御影氏の作った物語の中で一番印象に残っているのは、『水夏』第二章の、本筋とは何の関係もない、主人公の回想シーン。
幼い頃に両親を亡くし、妹と2人で暮らす主人公。あるとき、妹が遠足に出かけるというのでお弁当を作って渡します。ところが、帰ってきた妹のお弁当箱は、まるまる食べ物が残ったまま。

後で考えたが、妹は他人のお弁当に、嫌というほど、「母親」とか「家族」と言うものを見せつけられたのだと思う。
その時の僕は、自分の弁当と同じように、見栄えなんか気にしないで、美味しそうなものだけを詰め込んでいた。

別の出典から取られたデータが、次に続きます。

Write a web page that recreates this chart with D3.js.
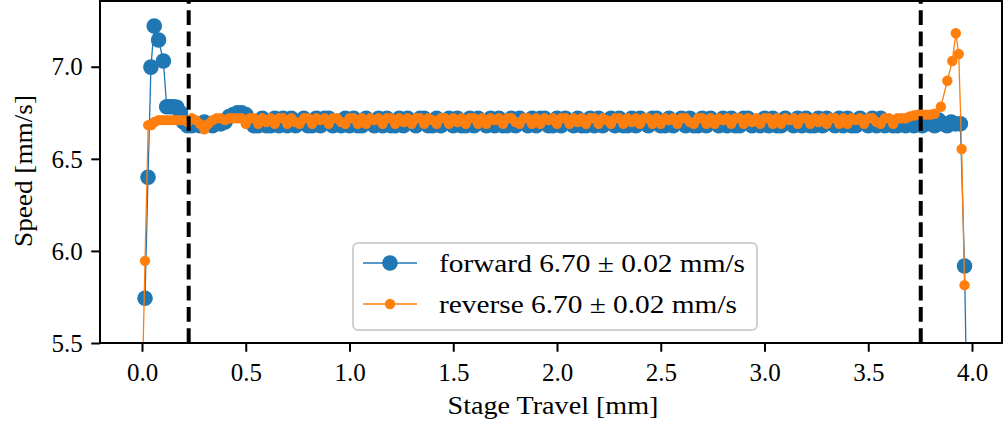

小学生の妹が、帰り道に空腹と寂しさで泣いていたのだ。
それも、理由を聞いても「楽しかったよ」と答えるような始末である。今もって、妹はその時に何があったのか語ろうとはしない……。
その晩、僕は泣いた。
記憶にある限り、最初に泣いた夜だ。
布団の中で歯を食いしばりながら、あまりにも悔しくて、はじめて泣いたのだ……。
 -CIRCUS『水夏』第二章より‐

物語世界の、作品構造の風呂敷はどれだけ広げても、人物の描写はあくまでささやかで内的な部分を描くのが御影氏の優れた点です。ある意味ではわかりづらい作品ですが、ぜひ繰り返し読むことをオススメします。構造が理解できるようになると、ぐっと面白くなりますので。